To cross-reference data integrity for a grant proposal, you must systematically verify your foundational claims against primary sources, confirm methodological consistency, and ensure all cited literature is accurate and up-to-date.
Grant reviewers rigorously scrutinize the preliminary data and literature you use to justify your research funding. If your proposal is built on misrepresented statistics, retracted papers, or weak methodologies, your credibility is immediately compromised. Cross-referencing ensures your proposal rests on a bulletproof foundation.
Here is a practical approach to cross-referencing your data before submission:
1. Trace All Claims to Primary Sources
Never rely on secondary sources or review articles to validate specific data points. Authors sometimes misinterpret or overstate findings when summarizing others' work. Always track down the original peer-reviewed paper to confirm that the raw data and statistical results actually support the claim you are making in your proposal.
2. Verify Citation Accuracy and Status
A common pitfall in grant writing is citing literature that has since been corrected, disputed, or retracted. You must audit your bibliography to ensure the ongoing validity of your sources. Since manually checking every source is tedious, using a tool like WisPaper's TrueCite automatically finds and verifies your citations, eliminating the risk of hallucinated references or inaccurate source data slipping into your application.

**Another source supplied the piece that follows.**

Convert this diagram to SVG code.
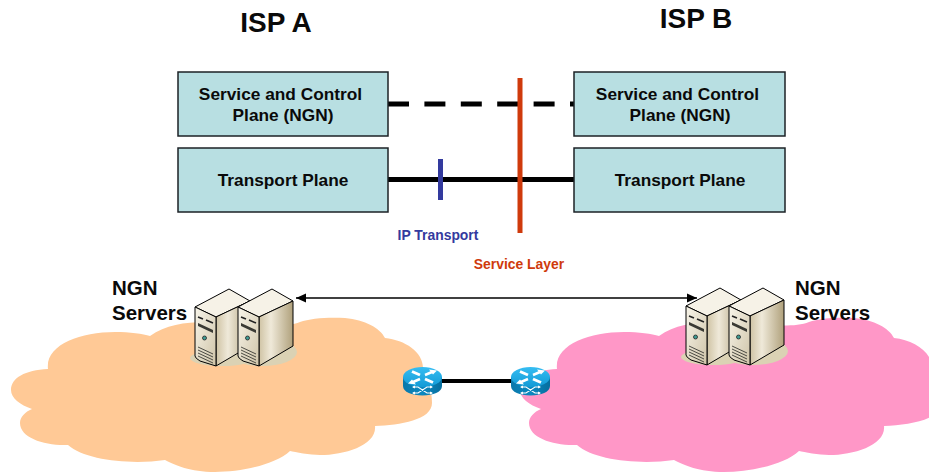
<svg xmlns="http://www.w3.org/2000/svg" width="929" height="472" viewBox="0 0 929 472">
<style>
text{font-family:"Liberation Sans",Arial,sans-serif;font-weight:700;fill:#0a0a0a;text-anchor:middle}
.box{fill:#b8dfe2;stroke:#1c2226;stroke-width:1.5}
.t{font-size:17.3px}.h{font-size:28px}.n{font-size:20.500px;text-anchor:start}
.s{font-size:13.900px}
.wire{stroke:#000;fill:none;stroke-width:5}
</style>
<defs>
<path id="cloud" d="M48,369C45,345 80,332 115,332C130,332 143,334 150,336C165,325 185,322 205,322C240,322 280,330 300,322C310,318 330,317 345,318C365,320 380,328 385,338C405,340 423,352 423,368C428,378 432,390 432,403C432,420 400,425 375,426C377,445 345,455 320,455C310,455 295,452 290,451C275,465 240,472 215,472C190,472 175,465 165,460C130,465 85,460 68,445C45,446 20,438 20,423C20,417 25,412 32,409C20,405 11,398 11,390C11,378 25,370 48,369Z"/>
<linearGradient id="front" x1="0" y1="0" x2="1" y2="1"><stop offset="0" stop-color="#f8f5ea"/><stop offset="1" stop-color="#cfc4a8"/></linearGradient>
<linearGradient id="side" x1="0" y1="0" x2="1" y2="0"><stop offset="0" stop-color="#cfc3a4"/><stop offset=".35" stop-color="#efe9d9"/><stop offset="1" stop-color="#b0a17c"/></linearGradient>
<linearGradient id="rt" x1="0" y1="0" x2="0" y2="1"><stop offset="0" stop-color="#36bdf2"/><stop offset="1" stop-color="#129ad6"/></linearGradient>
<linearGradient id="rs" x1="0" y1="0" x2="1" y2="0"><stop offset="0" stop-color="#0a78aa"/><stop offset=".5" stop-color="#0b88c0"/><stop offset="1" stop-color="#076e9e"/></linearGradient>
<g id="server" stroke-linejoin="round">
<path d="M0,307L34,289L55,301L21,317Z" fill="#f6f2e7" stroke="#000" stroke-width="1"/>
<path d="M21,317L55,301V346L21,366Z" fill="url(#side)" stroke="#000" stroke-width="1"/>
<path d="M0,307L21,317V366L5,361Q0,358 0,356Z" fill="url(#front)" stroke="#000" stroke-width="1"/>
<path d="M3,317L8,319M11,320L18,323" stroke="#222" stroke-width="1.600" fill="none"/>
<path d="M3,323L18,330V333L3,326Z" fill="#3a3a34"/>
<circle cx="9.500" cy="338" r="2" fill="#3f9d95" stroke="#222" stroke-width=".8"/>
<path d="M3,347L18,354M3,350L18,357M3,353L18,360M3,356L18,363" stroke="#3a3a34" stroke-width=".9" fill="none"/>
</g>
<g id="router">
<path d="M0,10V19C0,25 9,28.500 19.500,28.500C30,28.500 39,25 39,19V10Z" fill="url(#rs)"/>
<ellipse cx="19.500" cy="10" rx="19.500" ry="10" fill="url(#rt)"/>
<path d="M17,8L9,4.500M22,12L30,15.500" stroke="#fff" stroke-width="3" fill="none"/>
<path d="M22,8L29,5M17,12L10,15" stroke="#fff" stroke-width="2.500" fill="none"/>
<path d="M26,2.500L34,3.500L30,7.500ZM13,17.500L5,16.500L9,12.500Z" fill="#fff"/>
<path d="M10,20H15L24,26H29M10,26H15L24,20H29" stroke="#fff" stroke-width="1.100" fill="none"/>
<path d="M27,18.500L30,20L27,21.500ZM27,24.500L30,26L27,27.500ZM12,18.500L9,20L12,21.500ZM12,24.500L9,26L12,27.500Z" fill="#fff"/>
</g>
<marker id="ah" markerUnits="userSpaceOnUse" markerWidth="10" markerHeight="10" refX="10" refY="5" orient="auto-start-reverse"><path d="M0,0.500L10,5L0,9.500Z" fill="#000"/></marker>
</defs>

<g id="cloud-a"><use href="#cloud" fill="#ffc996"/></g>
<g id="cloud-b"><use href="#cloud" x="509" fill="#ff97c7"/></g>

<g id="connectors">
<path class="wire" d="M388,104H574" stroke-dasharray="21 15.400"/>
<path class="wire" d="M388,179.500H574"/>
<path class="wire" d="M440.500,159V200" style="stroke:#333a9e"/>
<path class="wire" d="M520,78V233" style="stroke:#cf3a0c"/>
<path d="M296,298H697" stroke="#000" stroke-width="1.500" marker-start="url(#ah)" marker-end="url(#ah)"/>
<path class="wire" d="M441,381H511" style="stroke-width:4"/>
</g>

<g id="isp-a-title"><text class="h" x="276" y="32">ISP A</text></g>
<g id="isp-b-title"><text class="h" x="696" y="28">ISP B</text></g>
<g id="control-a"><rect class="box" x="178" y="72" width="210" height="64"/><text class="t" x="280.500" y="100">Service and Control</text><text class="t" x="283" y="121">Plane (NGN)</text></g>
<g id="control-b"><rect class="box" x="574" y="72" width="211" height="64"/><text class="t" x="677.500" y="100">Service and Control</text><text class="t" x="680" y="121">Plane (NGN)</text></g>
<g id="transport-a"><rect class="box" x="178" y="148" width="210" height="64"/><text class="t" x="283" y="186">Transport Plane</text></g>
<g id="transport-b"><rect class="box" x="574" y="148" width="211" height="64"/><text class="t" x="680" y="186">Transport Plane</text></g>
<g id="ip-transport-label"><text class="s" x="438" y="240" style="fill:#333a9e">IP Transport</text></g>
<g id="service-layer-label"><text class="s" x="519" y="269" style="fill:#cf3a0c">Service Layer</text></g>

<g id="servers-a">
<text class="n" x="112" y="295">NGN</text><text class="n" x="112" y="320">Servers</text>
<ellipse cx="262" cy="352" rx="35" ry="14" fill="#dbd2b4"/><ellipse cx="222" cy="358" rx="32" ry="8" fill="#dbd2b4"/>
<use href="#server" x="195"/><use href="#server" x="238"/>
</g>
<g id="servers-b">
<text class="n" x="795" y="295">NGN</text><text class="n" x="795" y="320">Servers</text>
<ellipse cx="753" cy="351" rx="35" ry="14" fill="#dbd2b4"/><ellipse cx="713" cy="357" rx="32" ry="8" fill="#dbd2b4"/>
<use href="#server" x="686" y="-1"/><use href="#server" x="729" y="-1"/>
</g>
<g id="router-a"><use href="#router" x="403" y="367"/></g>
<g id="router-b"><use href="#router" x="511" y="367"/></g>
</svg>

3. Evaluate Methodological Consistency
When cross-referencing data from previous studies to support your proposed experiments, compare the methodologies. Ensure that the sample sizes, control groups, and statistical models used in the foundational papers align with the standards expected by your grant reviewers. If there are discrepancies in how the original data was gathered versus how you plan to gather yours, you must address this gap in your proposal.
4. Look for Consensus Across Multiple Studies
Data integrity is strongest when backed by independent verification. Instead of relying on a single paper to justify a critical step in your research plan, cross-reference the data across multiple independent studies. Highlighting a consensus in the literature demonstrates to reviewers that your proposed research is grounded in reproducible, widely accepted science.
5. Standardize Your Internal Data
If you are including your own preliminary data, cross-reference your figures, tables, and in-text numbers to ensure perfect consistency. A reviewer finding a discrepancy between a chart's axis label and the text description can easily dismiss the entire proposal as careless. Double-check all calculations, P-values, and error bars before your final submission.